(Requirements)
Reproduce the material word for word; the images stay out.

Charts and diagrams as code:
++++++++++

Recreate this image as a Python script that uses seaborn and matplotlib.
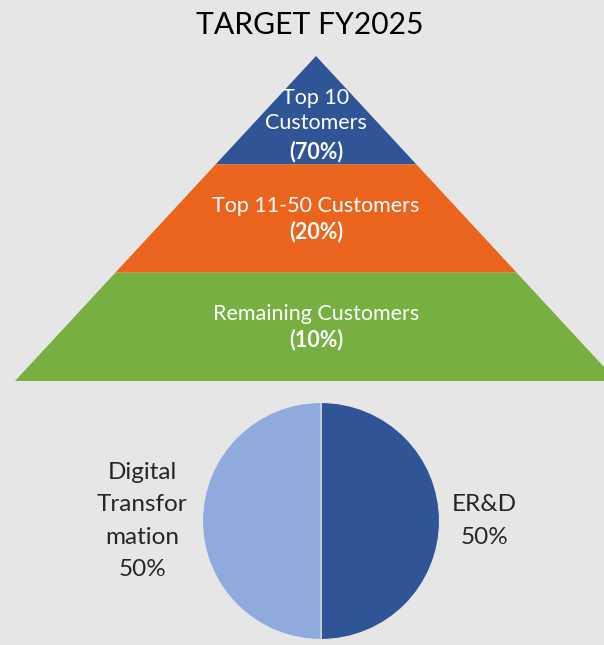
"""Цільова структура клієнтів і напрямів на FY2025."""

import matplotlib.pyplot as plt
import seaborn as sns

BG = "#e7e6e6"

tier_names = ["Top 10\nCustomers", "Top 11-50 Customers", "Remaining Customers"]
tier_shares = ["(70%)", "(20%)", "(10%)"]
tier_colors = ["#2f5597", "#ea641e", "#77b041"]

segment_names = ["ER&D", "Digital\nTransfor\nmation"]
segment_values = [50, 50]
segment_colors = ["#2f5597", "#8faadc"]

sns.set_theme(style="white")
plt.rcParams["font.family"] = ["Lato", "DejaVu Sans"]

fig = plt.figure(figsize=(6.04, 6.45), dpi=100, facecolor=BG)

# піраміда в піксельних координатах
axis = fig.add_axes([0, 0, 1, 1])
axis.set_xlim(0, 604)
axis.set_ylim(645, 0)
axis.axis("off")
axis.set_facecolor(BG)

apex_x, apex_y, base_y = 316, 56, 381
half_base = 301
n_tiers = len(tier_names)
tier_h = (base_y - apex_y) / n_tiers


def half_width(y):
    return half_base * (y - apex_y) / (base_y - apex_y)


for i, (name, share, color) in enumerate(zip(tier_names, tier_shares, tier_colors)):
    y0 = apex_y + i * tier_h
    y1 = y0 + tier_h
    w0, w1 = half_width(y0), half_width(y1)
    axis.fill(
        [apex_x - w0, apex_x + w0, apex_x + w1, apex_x - w1],
        [y0, y0, y1, y1],
        color=color,
        lw=0,
    )
    if i == 0:
        name_y, share_y = y1 - 54, y1 - 13
    else:
        name_y, share_y = y1 - 67, y1 - 41
    axis.text(apex_x, name_y, name, ha="center", va="center", color="white",
              fontsize=15.5, linespacing=1.35)
    axis.text(apex_x, share_y, share, ha="center", va="center", color="white",
              fontsize=15.5, fontweight="bold")

axis.text(310, 25, "TARGET FY2025", ha="center", va="center", fontsize=21.7,
          color="black")

# кругова діаграма
pie_axis = fig.add_axes([(321 - 118.5) / 604, 1 - (521 + 118.5) / 645,
                         237 / 604, 237 / 645])
pie_axis.pie(segment_values, colors=segment_colors, startangle=90,
             counterclock=False, wedgeprops={"linewidth": 0.8, "edgecolor": BG})
pie_axis.set_xlim(-1, 1)
pie_axis.set_ylim(-1, 1)
pie_axis.set_aspect("equal")
label_x = [1.38, -1.51]
for name, value, x in zip(segment_names, segment_values, label_x):
    pie_axis.text(x, 0, f"{name}\n{value}%", ha="center", va="center",
                  multialignment="center", fontsize=17.5, color="#262626",
                  linespacing=1.65)

fig.savefig("out.png", dpi=100, facecolor=BG)
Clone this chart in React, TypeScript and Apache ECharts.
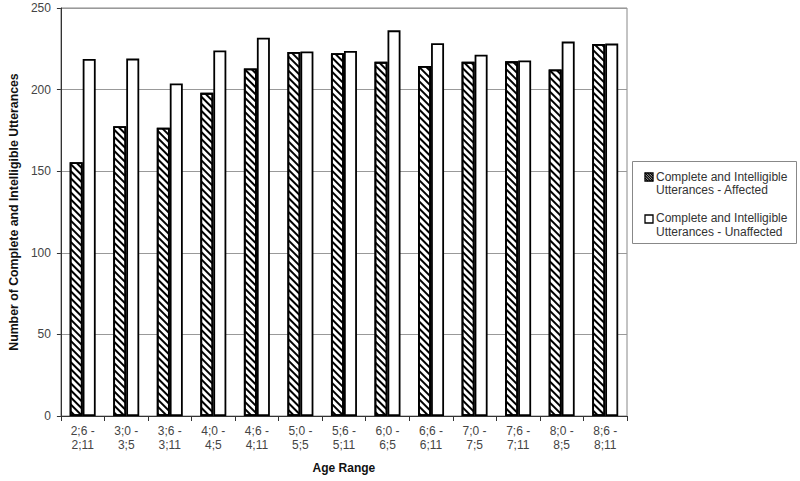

++++++++++

(Written reply)
Recreate this image as a Python script that uses seaborn and matplotlib.
"""Цільова структура клієнтів і напрямів на FY2025."""

import matplotlib.pyplot as plt
import seaborn as sns

BG = "#e7e6e6"

tier_names = ["Top 10\nCustomers", "Top 11-50 Customers", "Remaining Customers"]
tier_shares = ["(70%)", "(20%)", "(10%)"]
tier_colors = ["#2f5597", "#ea641e", "#77b041"]

segment_names = ["ER&D", "Digital\nTransfor\nmation"]
segment_values = [50, 50]
segment_colors = ["#2f5597", "#8faadc"]

sns.set_theme(style="white")
plt.rcParams["font.family"] = ["Lato", "DejaVu Sans"]

fig = plt.figure(figsize=(6.04, 6.45), dpi=100, facecolor=BG)

# піраміда в піксельних координатах
axis = fig.add_axes([0, 0, 1, 1])
axis.set_xlim(0, 604)
axis.set_ylim(645, 0)
axis.axis("off")
axis.set_facecolor(BG)

apex_x, apex_y, base_y = 316, 56, 381
half_base = 301
n_tiers = len(tier_names)
tier_h = (base_y - apex_y) / n_tiers


def half_width(y):
    return half_base * (y - apex_y) / (base_y - apex_y)


for i, (name, share, color) in enumerate(zip(tier_names, tier_shares, tier_colors)):
    y0 = apex_y + i * tier_h
    y1 = y0 + tier_h
    w0, w1 = half_width(y0), half_width(y1)
    axis.fill(
        [apex_x - w0, apex_x + w0, apex_x + w1, apex_x - w1],
        [y0, y0, y1, y1],
        color=color,
        lw=0,
    )
    if i == 0:
        name_y, share_y = y1 - 54, y1 - 13
    else:
        name_y, share_y = y1 - 67, y1 - 41
    axis.text(apex_x, name_y, name, ha="center", va="center", color="white",
              fontsize=15.5, linespacing=1.35)
    axis.text(apex_x, share_y, share, ha="center", va="center", color="white",
              fontsize=15.5, fontweight="bold")

axis.text(310, 25, "TARGET FY2025", ha="center", va="center", fontsize=21.7,
          color="black")

# кругова діаграма
pie_axis = fig.add_axes([(321 - 118.5) / 604, 1 - (521 + 118.5) / 645,
                         237 / 604, 237 / 645])
pie_axis.pie(segment_values, colors=segment_colors, startangle=90,
             counterclock=False, wedgeprops={"linewidth": 0.8, "edgecolor": BG})
pie_axis.set_xlim(-1, 1)
pie_axis.set_ylim(-1, 1)
pie_axis.set_aspect("equal")
label_x = [1.38, -1.51]
for name, value, x in zip(segment_names, segment_values, label_x):
    pie_axis.text(x, 0, f"{name}\n{value}%", ha="center", va="center",
                  multialignment="center", fontsize=17.5, color="#262626",
                  linespacing=1.65)

fig.savefig("out.png", dpi=100, facecolor=BG)
Clone this chart in React, TypeScript and Apache ECharts.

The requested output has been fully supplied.